The Federal Court of Australia has fined Telstra $50m for its treatment of Indigenous customers, citing the telco’s ‘unconscionable’ sales conduct.
We first reported on this case last year when the ACCC raised concerns about Telstra’s sales practices across five Telstra-branded stores between 2016 and 2018, which the court said was misleading, unethical and unconscionable.
The consumer watchdog said that “sales staff at five licensed Telstra-branded stores signed up 108 Indigenous consumers to multiple post-paid mobile contracts which they did not understand and could not afford.”
In some cases, multiple phone plans were sold to a single customer, where thousands of dollars worth of extra charges were applied to the account without their prior understanding of the contract.
It’s alleged that some members of Telstra’s sales team misled Indigenous customers to believe that some products were free, and eventuated with those customers being chased down by debt collectors for a failure to pay their bill.
The average debt per person is said to have totalled $7,400, while one Indigenous customer owed more than $19,000.
At the time of publishing its report, the ACCC said it would take its findings to the Federal Court, where a potential penalty of $50 million could be levelled against the telecommunications giant.
In the most recent turn of events, the Federal Court did indeed rule that Telstra’s conduct was egregious, with the company now receiving a $50 million fine for the treatment of its Indigenous customers.
It’s the second-largest penalty enforced in Australia for a circumvention of consumer law after Volkswagen’s 2019 fine of $125 million for its role in the ‘dieselgate’ emissions-testing scandal.
The ACCC’s Chair, Rod Simms has issued a statement saying that “sales staff in these Telstra-branded stores used unconscionable practices to sell products to dozens of Indigenous customers who, in many cases, spoke English as a second or third language.”
“This conduct included manipulating credit assessments and misrepresenting products as free, and exploiting the social, language, literacy and cultural vulnerabilities of these Indigenous customers.”
Telstra Fined $50m for ‘Unconscionable’ Treatment of Indigenous Customers
Simms added that “Telstra’s board and senior executives failed to act quickly enough to stop these illegal practices when they were later alerted to them,” stating that the fine “is appropriate given the nature of the behaviour by Australia’s biggest telecommunications company, which was truly beyond conscience.”
Peter Gartlan of the Financial Counselling Australia organisation has told The ABC that the ruling “sends a clear message to the telco industry that mis-selling practices will not be tolerated.”
“This conduct should have never happened in the first place,” he added.
When the ACCC first published its investigation, Telstra’s Chief Executive, Andrew Penn apologised for the company’s failings, adding that “while it was a small number of licensee stores that did not do the right thing, the impact on these vulnerable customers has been significant, and this is not OK.”

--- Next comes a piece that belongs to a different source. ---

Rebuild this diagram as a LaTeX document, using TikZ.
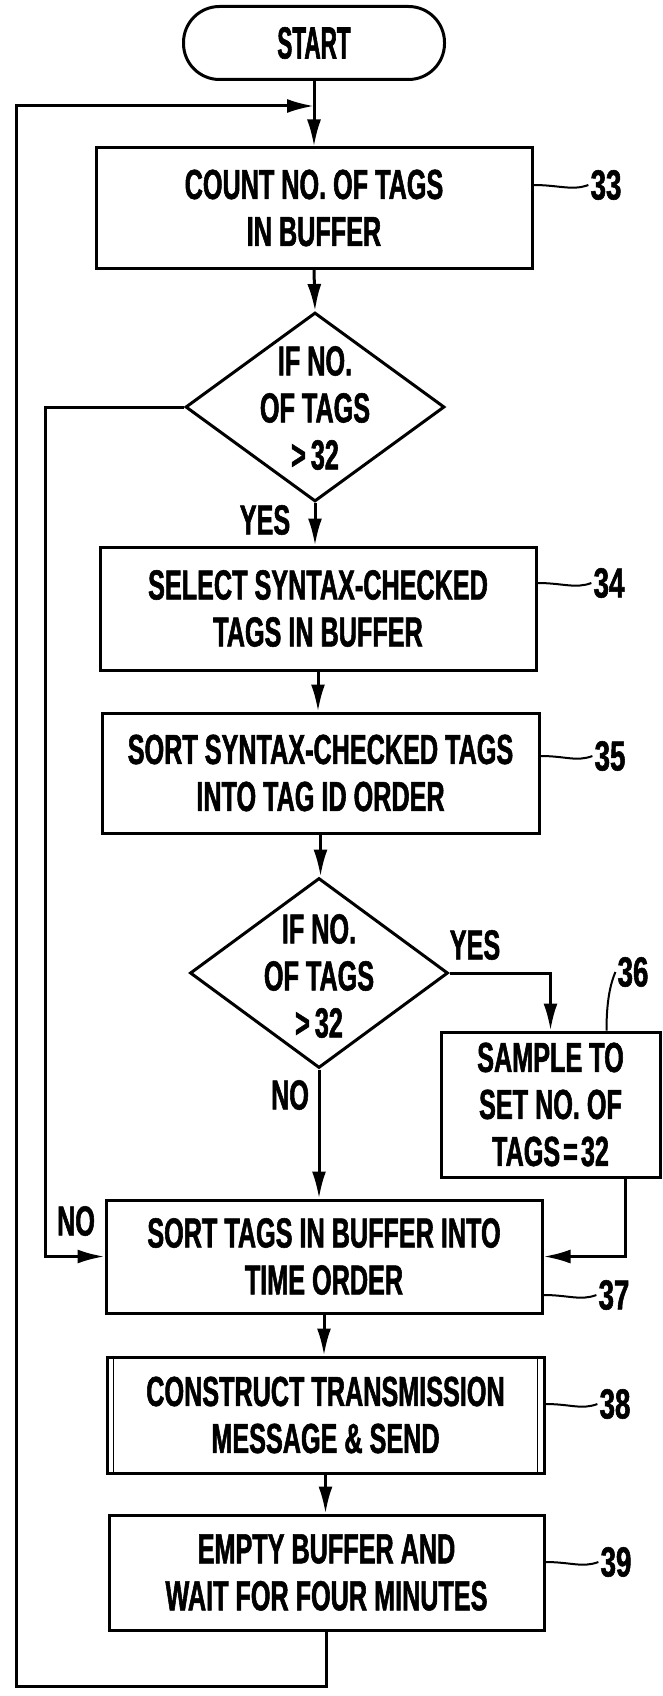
\documentclass[tikz,border=0pt]{standalone}
\usepackage{fontspec}
\usepackage{graphicx}
\usetikzlibrary{arrows.meta,calc,shapes.geometric}
\newfontfamily\cfont{Liberation Sans}[FakeStretch=0.6, BoldFeatures={FakeBold=1.3}]
\newfontfamily\nfont{Liberation Sans}[FakeStretch=0.66, BoldFeatures={FakeBold=1.3}]
\newfontfamily\startfont{Liberation Sans}[FakeStretch=0.5, BoldFeatures={FakeBold=1.3}]
\tikzset{
  x=1pt, y=-1pt,
  txt/.style={font=\cfont\bfseries\fontsize{42}{47}\selectfont},
  box/.style={draw, rectangle, line width=3pt, inner sep=0pt, align=center, txt},
  termbox/.style={draw, rectangle, rounded corners=36pt, line width=3pt, inner sep=0pt,
    minimum width=261pt, minimum height=73pt, font=\startfont\bfseries\fontsize{45}{47}\selectfont},
  decision/.style={draw, diamond, line width=3pt, inner sep=0pt},
  dtext/.style={align=center, inner sep=0pt, txt},
  lbl/.style={font=\nfont\bfseries\fontsize{42}{44}\selectfont, inner sep=2pt},
  yn/.style={font=\cfont\bfseries\fontsize{42}{44}\selectfont, inner sep=0pt},
  arr/.style={-{Latex[length=27pt,width=14pt]}, line width=3pt},
  leader/.style={line width=2pt},
}
\begin{document}
\begin{tikzpicture}
\useasboundingbox (0,0) rectangle (663,1696);
% nodes
\node[termbox] (start) at (314,43) {START};
\node[box, minimum width=436pt, minimum height=120pt] (b33) at (314,208) {COUNT NO. OF TAGS\\IN BUFFER};
\node[decision, minimum width=259pt, minimum height=189pt] (d1) at (315,407) {};
\node[dtext] (d1t) at (315,408) {IF NO.\\OF TAGS\\>\kern5pt 32};
\node[box, minimum width=436pt, minimum height=123pt] (b34) at (318,608.5) {SELECT SYNTAX-CHECKED\\TAGS IN BUFFER};
\node[box, minimum width=437pt, minimum height=120pt] (b35) at (320.5,773) {SORT SYNTAX-CHECKED TAGS\\INTO TAG ID ORDER};
\node[decision, minimum width=258pt, minimum height=190pt] (d2) at (319,973) {};
\node[dtext] (d2t) at (319,976) {IF NO.\\OF TAGS\\>\kern5pt 32};
\node[box, minimum width=219pt, minimum height=145pt] (b36) at (550.5,1104.5) {SAMPLE TO\\SET NO. OF\\TAGS\kern3pt=\kern3pt 32};
\node[box, minimum width=436pt, minimum height=113pt] (b37) at (324,1256.5) {SORT TAGS IN BUFFER INTO\\TIME ORDER};
\node[box, minimum width=437pt, minimum height=116pt] (b38) at (325.5,1415) {CONSTRUCT TRANSMISSION\\MESSAGE \& SEND};
\node[box, minimum width=435pt, minimum height=115pt] (b39) at (326.5,1572.5) {EMPTY BUFFER AND\\WAIT FOR FOUR MINUTES};
% predefined-process side bars of 38
\draw[line width=1.5pt] ([xshift=8pt]b38.north west) -- ([xshift=8pt]b38.south west);
\draw[line width=1.5pt] ([xshift=-8pt]b38.north east) -- ([xshift=-8pt]b38.south east);
% branch labels
\node[yn] (yes1) at (265,520) {YES};
\node[yn] (yes2) at (475,945) {YES};
\node[yn] (no2) at (290,1095) {NO};
\node[yn] (no1) at (76,1221) {NO};
% reference numerals
\node[lbl] (l33) at (606,185) {33};
\node[lbl] (l34) at (609,583) {34};
\node[lbl] (l35) at (610,756) {35};
\node[lbl] (l36) at (633,972) {36};
\node[lbl] (l37) at (614,1295) {37};
\node[lbl] (l38) at (615,1404) {38};
\node[lbl] (l39) at (616,1562) {39};
% coordinates
\coordinate (j) at (314,106);
\coordinate (cb) at (326.5,1686);
\coordinate (cbl) at (16,1686);
\coordinate (ctl) at (16,106);
\coordinate (n1) at (45,407);
\coordinate (n2) at (45,1256.5);
\coordinate (r1) at ($(b36.south east)+(-36,0)$);
\coordinate (c36) at ($(b36.north west)+(167,0)$);
% connectors
\draw[arr] (start.south) -- (b33.north);
\draw[arr] (b39.south) -- (cb) -- (cbl) -- (ctl) -- (j);
\draw[arr] (b33.south) -- (d1.north);
\draw[arr] (d1.south) -- (d1.south |- b34.north);
\draw[arr] (d1.west) -- (n1) -- (n2) -- (b37.west);
\draw[arr] (b34.south) -- (b34.south |- b35.north);
\draw[arr] (b35.south) -- (b35.south |- d2.north);
\draw[arr] (d2.east) -| (b36.north);
\draw[arr] (d2.south) -- (d2.south |- b37.north);
\draw[arr] (r1) |- (b37.east);
\draw[arr] (b37.south) -- (b37.south |- b38.north);
\draw[arr] (b38.south) -- (b38.south |- b39.north);
% leaders
\draw[leader] (b33.east |- l33.west) .. controls +(25,0) and +(-16,6) .. (l33.west);
\draw[leader] (b34.east |- l34.west) .. controls +(25,0) and +(-16,6) .. (l34.west);
\draw[leader] (b35.east |- l35.west) .. controls +(25,0) and +(-16,6) .. (l35.west);
\draw[leader] (b37.east |- l37.west) .. controls +(25,0) and +(-16,6) .. (l37.west);
\draw[leader] (b38.east |- l38.west) .. controls +(25,0) and +(-16,6) .. (l38.west);
\draw[leader] (b39.east |- l39.west) .. controls +(25,0) and +(-16,6) .. (l39.west);
\draw[leader] (c36) .. controls +(0,-30) and +(-5,12) .. (l36.west);
\end{tikzpicture}
\end{document}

“We have taken steps to provide full refunds with interest, waived debts and allowed most customers to keep their devices to help make things right,” he added.
“This included appointing a customer advocate to help us better identify and respond to such issues, working more closely with community representatives and financial counsellors, and shortly introducing a call centre in the Northern Territory which will also assist our Indigenous customers.”